** begin Given data **

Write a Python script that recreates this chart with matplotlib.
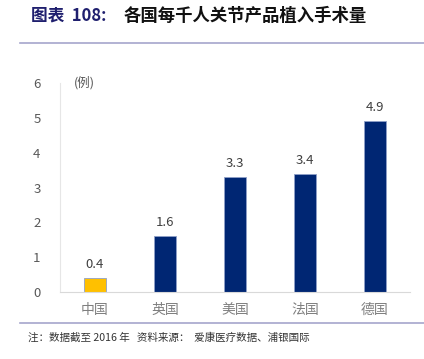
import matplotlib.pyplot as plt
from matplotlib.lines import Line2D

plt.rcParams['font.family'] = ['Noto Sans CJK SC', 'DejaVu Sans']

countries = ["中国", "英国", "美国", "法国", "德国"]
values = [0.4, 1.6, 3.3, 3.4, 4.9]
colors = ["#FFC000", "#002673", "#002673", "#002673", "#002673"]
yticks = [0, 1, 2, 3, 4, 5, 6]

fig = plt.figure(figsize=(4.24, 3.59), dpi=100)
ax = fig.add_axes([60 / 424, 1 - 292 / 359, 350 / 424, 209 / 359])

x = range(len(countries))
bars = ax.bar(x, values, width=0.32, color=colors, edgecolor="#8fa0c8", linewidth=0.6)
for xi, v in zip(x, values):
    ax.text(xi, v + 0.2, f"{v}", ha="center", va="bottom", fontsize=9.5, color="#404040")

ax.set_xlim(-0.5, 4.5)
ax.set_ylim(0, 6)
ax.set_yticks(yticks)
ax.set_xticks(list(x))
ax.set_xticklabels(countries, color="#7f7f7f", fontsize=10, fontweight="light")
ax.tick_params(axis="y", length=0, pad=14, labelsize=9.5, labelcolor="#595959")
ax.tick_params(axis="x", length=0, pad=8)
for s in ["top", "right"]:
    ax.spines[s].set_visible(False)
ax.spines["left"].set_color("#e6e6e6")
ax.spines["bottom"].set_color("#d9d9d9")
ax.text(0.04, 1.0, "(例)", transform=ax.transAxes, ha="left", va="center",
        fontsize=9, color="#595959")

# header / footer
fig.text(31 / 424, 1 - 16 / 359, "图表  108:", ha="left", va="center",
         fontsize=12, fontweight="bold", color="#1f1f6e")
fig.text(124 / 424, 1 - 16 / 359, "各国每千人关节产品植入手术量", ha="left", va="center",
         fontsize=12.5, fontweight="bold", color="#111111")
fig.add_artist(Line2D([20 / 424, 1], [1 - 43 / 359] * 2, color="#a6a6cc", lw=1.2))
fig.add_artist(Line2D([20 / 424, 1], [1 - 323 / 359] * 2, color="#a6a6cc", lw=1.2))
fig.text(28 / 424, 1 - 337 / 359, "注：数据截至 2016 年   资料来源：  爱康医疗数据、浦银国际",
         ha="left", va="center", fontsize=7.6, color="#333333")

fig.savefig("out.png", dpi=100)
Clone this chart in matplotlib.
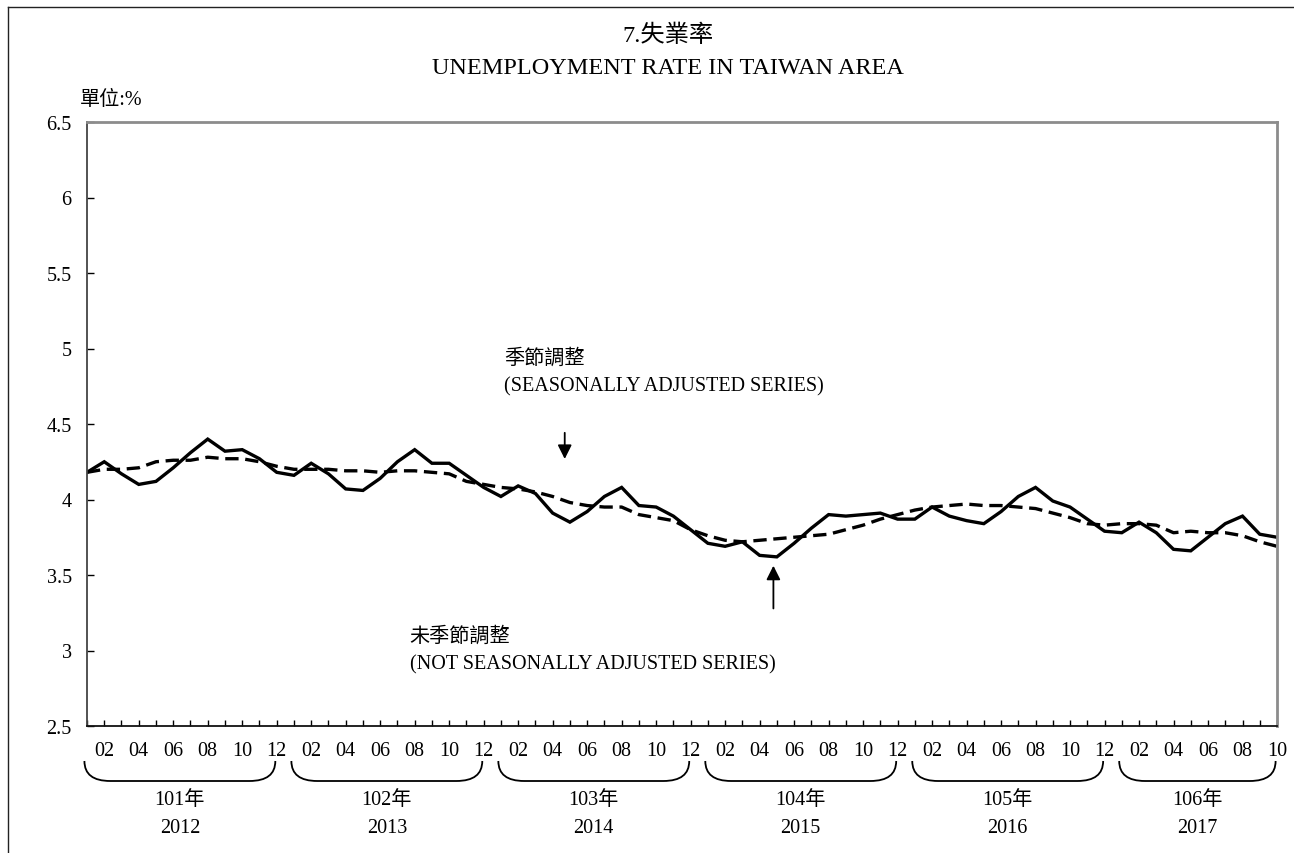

** end Given data **

## What you should do
Reproduce the listing above exactly, excluding all pictures.

## Answer to the problem
Write a Python script that recreates this chart with matplotlib.
import matplotlib.pyplot as plt
from matplotlib.lines import Line2D

plt.rcParams['font.family'] = ['Noto Sans CJK SC', 'DejaVu Sans']

countries = ["中国", "英国", "美国", "法国", "德国"]
values = [0.4, 1.6, 3.3, 3.4, 4.9]
colors = ["#FFC000", "#002673", "#002673", "#002673", "#002673"]
yticks = [0, 1, 2, 3, 4, 5, 6]

fig = plt.figure(figsize=(4.24, 3.59), dpi=100)
ax = fig.add_axes([60 / 424, 1 - 292 / 359, 350 / 424, 209 / 359])

x = range(len(countries))
bars = ax.bar(x, values, width=0.32, color=colors, edgecolor="#8fa0c8", linewidth=0.6)
for xi, v in zip(x, values):
    ax.text(xi, v + 0.2, f"{v}", ha="center", va="bottom", fontsize=9.5, color="#404040")

ax.set_xlim(-0.5, 4.5)
ax.set_ylim(0, 6)
ax.set_yticks(yticks)
ax.set_xticks(list(x))
ax.set_xticklabels(countries, color="#7f7f7f", fontsize=10, fontweight="light")
ax.tick_params(axis="y", length=0, pad=14, labelsize=9.5, labelcolor="#595959")
ax.tick_params(axis="x", length=0, pad=8)
for s in ["top", "right"]:
    ax.spines[s].set_visible(False)
ax.spines["left"].set_color("#e6e6e6")
ax.spines["bottom"].set_color("#d9d9d9")
ax.text(0.04, 1.0, "(例)", transform=ax.transAxes, ha="left", va="center",
        fontsize=9, color="#595959")

# header / footer
fig.text(31 / 424, 1 - 16 / 359, "图表  108:", ha="left", va="center",
         fontsize=12, fontweight="bold", color="#1f1f6e")
fig.text(124 / 424, 1 - 16 / 359, "各国每千人关节产品植入手术量", ha="left", va="center",
         fontsize=12.5, fontweight="bold", color="#111111")
fig.add_artist(Line2D([20 / 424, 1], [1 - 43 / 359] * 2, color="#a6a6cc", lw=1.2))
fig.add_artist(Line2D([20 / 424, 1], [1 - 323 / 359] * 2, color="#a6a6cc", lw=1.2))
fig.text(28 / 424, 1 - 337 / 359, "注：数据截至 2016 年   资料来源：  爱康医疗数据、浦银国际",
         ha="left", va="center", fontsize=7.6, color="#333333")

fig.savefig("out.png", dpi=100)
Clone this chart in matplotlib.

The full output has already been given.